#### [Task prompt]
Take every line from the first down to the line with "(d4l) -- (d4r);" and set it down exactly, without the pictures.

#### [Source records]
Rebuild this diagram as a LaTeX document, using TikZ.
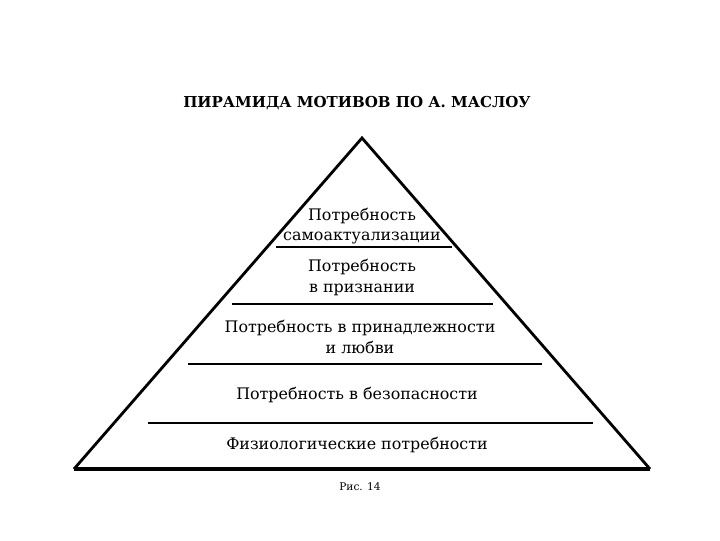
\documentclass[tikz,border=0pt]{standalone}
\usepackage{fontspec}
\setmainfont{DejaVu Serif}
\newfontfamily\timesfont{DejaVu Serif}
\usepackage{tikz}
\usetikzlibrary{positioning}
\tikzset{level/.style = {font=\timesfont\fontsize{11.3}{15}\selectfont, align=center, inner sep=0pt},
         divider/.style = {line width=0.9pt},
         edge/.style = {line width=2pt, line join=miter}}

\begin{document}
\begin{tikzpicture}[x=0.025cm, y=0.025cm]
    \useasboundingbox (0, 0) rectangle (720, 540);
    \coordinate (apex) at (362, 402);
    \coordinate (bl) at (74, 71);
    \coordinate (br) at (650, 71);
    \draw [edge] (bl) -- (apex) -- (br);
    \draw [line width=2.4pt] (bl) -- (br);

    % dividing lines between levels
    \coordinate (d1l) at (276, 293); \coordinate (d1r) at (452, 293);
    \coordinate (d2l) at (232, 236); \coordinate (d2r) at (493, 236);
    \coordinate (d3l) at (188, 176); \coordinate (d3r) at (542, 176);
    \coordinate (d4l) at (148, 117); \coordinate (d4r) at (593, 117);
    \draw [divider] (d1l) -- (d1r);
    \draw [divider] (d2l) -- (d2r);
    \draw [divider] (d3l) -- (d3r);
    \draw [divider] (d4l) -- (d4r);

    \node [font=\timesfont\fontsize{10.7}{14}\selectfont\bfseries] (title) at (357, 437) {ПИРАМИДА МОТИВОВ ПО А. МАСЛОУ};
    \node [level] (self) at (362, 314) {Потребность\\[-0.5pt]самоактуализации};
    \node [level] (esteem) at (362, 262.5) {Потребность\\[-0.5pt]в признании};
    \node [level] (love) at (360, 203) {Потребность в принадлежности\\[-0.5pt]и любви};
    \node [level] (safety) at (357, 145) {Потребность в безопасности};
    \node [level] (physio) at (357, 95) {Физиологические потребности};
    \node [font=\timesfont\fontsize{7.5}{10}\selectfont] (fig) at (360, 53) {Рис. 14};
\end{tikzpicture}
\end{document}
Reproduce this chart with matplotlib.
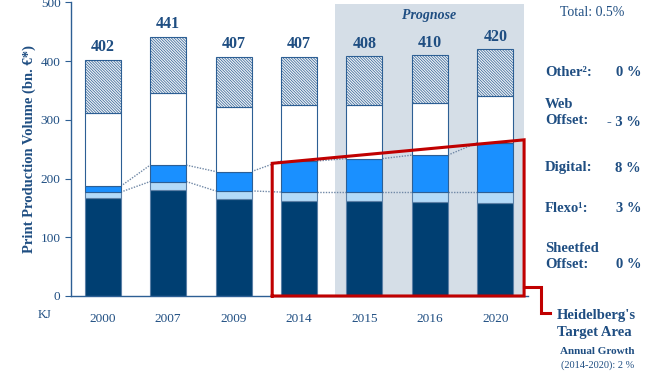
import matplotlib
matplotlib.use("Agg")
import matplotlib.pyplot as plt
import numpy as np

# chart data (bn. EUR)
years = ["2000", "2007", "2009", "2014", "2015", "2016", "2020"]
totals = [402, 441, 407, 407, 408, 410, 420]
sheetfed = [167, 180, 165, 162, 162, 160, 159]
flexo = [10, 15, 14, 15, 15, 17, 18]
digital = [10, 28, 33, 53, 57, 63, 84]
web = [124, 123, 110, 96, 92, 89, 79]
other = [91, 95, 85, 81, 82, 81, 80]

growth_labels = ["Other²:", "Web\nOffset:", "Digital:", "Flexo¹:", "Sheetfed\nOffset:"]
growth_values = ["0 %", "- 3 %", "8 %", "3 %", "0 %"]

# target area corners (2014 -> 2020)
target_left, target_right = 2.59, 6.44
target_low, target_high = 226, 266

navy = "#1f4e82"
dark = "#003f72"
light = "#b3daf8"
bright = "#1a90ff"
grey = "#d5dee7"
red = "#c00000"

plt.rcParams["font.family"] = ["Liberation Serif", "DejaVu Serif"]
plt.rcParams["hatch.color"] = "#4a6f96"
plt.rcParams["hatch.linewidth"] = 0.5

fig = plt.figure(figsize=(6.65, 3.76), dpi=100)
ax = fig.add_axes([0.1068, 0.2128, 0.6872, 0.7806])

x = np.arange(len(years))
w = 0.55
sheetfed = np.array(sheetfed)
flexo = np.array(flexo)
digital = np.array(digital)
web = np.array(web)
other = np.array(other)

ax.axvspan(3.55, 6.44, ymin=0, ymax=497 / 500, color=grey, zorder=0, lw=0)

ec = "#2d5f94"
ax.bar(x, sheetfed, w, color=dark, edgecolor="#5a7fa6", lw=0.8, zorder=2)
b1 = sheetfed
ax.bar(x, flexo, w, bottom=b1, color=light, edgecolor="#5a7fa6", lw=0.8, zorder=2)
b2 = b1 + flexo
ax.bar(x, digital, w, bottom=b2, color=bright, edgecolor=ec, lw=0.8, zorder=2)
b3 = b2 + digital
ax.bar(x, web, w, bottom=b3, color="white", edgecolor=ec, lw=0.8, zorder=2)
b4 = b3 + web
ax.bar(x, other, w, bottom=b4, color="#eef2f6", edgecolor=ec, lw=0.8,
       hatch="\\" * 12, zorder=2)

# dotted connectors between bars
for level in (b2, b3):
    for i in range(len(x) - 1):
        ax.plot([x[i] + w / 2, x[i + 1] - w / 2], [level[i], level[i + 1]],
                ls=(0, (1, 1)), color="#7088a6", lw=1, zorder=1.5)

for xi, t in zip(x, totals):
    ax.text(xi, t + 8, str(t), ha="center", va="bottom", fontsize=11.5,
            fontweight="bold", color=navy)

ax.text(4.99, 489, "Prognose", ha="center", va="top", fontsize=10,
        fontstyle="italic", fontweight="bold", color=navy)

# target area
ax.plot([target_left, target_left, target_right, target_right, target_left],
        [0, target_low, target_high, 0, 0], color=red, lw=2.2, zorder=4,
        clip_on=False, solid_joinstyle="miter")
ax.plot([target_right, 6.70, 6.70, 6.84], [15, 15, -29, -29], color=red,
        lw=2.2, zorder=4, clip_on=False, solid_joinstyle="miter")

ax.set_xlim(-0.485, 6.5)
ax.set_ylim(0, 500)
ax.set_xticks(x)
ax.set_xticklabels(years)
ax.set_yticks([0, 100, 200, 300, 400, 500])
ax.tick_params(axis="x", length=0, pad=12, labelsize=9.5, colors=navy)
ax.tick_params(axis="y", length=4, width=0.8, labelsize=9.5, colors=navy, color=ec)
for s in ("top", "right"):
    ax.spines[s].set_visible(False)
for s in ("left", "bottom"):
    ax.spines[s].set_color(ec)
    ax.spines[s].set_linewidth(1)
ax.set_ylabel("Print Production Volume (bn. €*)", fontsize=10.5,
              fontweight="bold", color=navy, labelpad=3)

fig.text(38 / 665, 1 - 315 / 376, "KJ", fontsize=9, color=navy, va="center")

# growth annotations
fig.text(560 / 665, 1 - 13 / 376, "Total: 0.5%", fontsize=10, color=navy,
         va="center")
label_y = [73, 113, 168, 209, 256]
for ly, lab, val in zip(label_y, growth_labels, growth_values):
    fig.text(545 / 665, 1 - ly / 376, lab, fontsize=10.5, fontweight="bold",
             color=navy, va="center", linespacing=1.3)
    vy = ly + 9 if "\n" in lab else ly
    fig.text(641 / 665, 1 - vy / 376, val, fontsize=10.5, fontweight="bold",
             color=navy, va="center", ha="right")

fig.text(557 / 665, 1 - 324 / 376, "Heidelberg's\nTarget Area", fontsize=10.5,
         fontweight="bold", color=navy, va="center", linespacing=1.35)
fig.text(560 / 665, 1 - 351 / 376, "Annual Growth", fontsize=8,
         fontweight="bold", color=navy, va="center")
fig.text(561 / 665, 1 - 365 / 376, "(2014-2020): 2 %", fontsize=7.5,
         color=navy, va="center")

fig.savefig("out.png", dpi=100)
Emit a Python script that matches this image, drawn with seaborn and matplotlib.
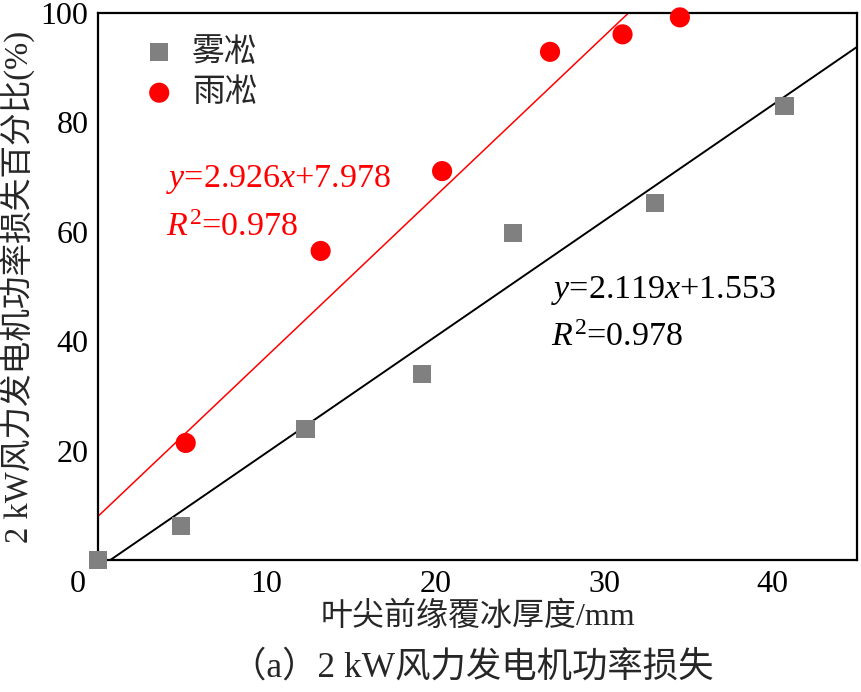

#### [Response below]
Rebuild this diagram as a LaTeX document, using TikZ.
\documentclass[tikz,border=0pt]{standalone}
\usepackage{fontspec}
\setmainfont{DejaVu Serif}
\newfontfamily\timesfont{DejaVu Serif}
\usepackage{tikz}
\usetikzlibrary{positioning}
\tikzset{level/.style = {font=\timesfont\fontsize{11.3}{15}\selectfont, align=center, inner sep=0pt},
         divider/.style = {line width=0.9pt},
         edge/.style = {line width=2pt, line join=miter}}

\begin{document}
\begin{tikzpicture}[x=0.025cm, y=0.025cm]
    \useasboundingbox (0, 0) rectangle (720, 540);
    \coordinate (apex) at (362, 402);
    \coordinate (bl) at (74, 71);
    \coordinate (br) at (650, 71);
    \draw [edge] (bl) -- (apex) -- (br);
    \draw [line width=2.4pt] (bl) -- (br);

    % dividing lines between levels
    \coordinate (d1l) at (276, 293); \coordinate (d1r) at (452, 293);
    \coordinate (d2l) at (232, 236); \coordinate (d2r) at (493, 236);
    \coordinate (d3l) at (188, 176); \coordinate (d3r) at (542, 176);
    \coordinate (d4l) at (148, 117); \coordinate (d4r) at (593, 117);
    \draw [divider] (d1l) -- (d1r);
    \draw [divider] (d2l) -- (d2r);
    \draw [divider] (d3l) -- (d3r);
    \draw [divider] (d4l) -- (d4r);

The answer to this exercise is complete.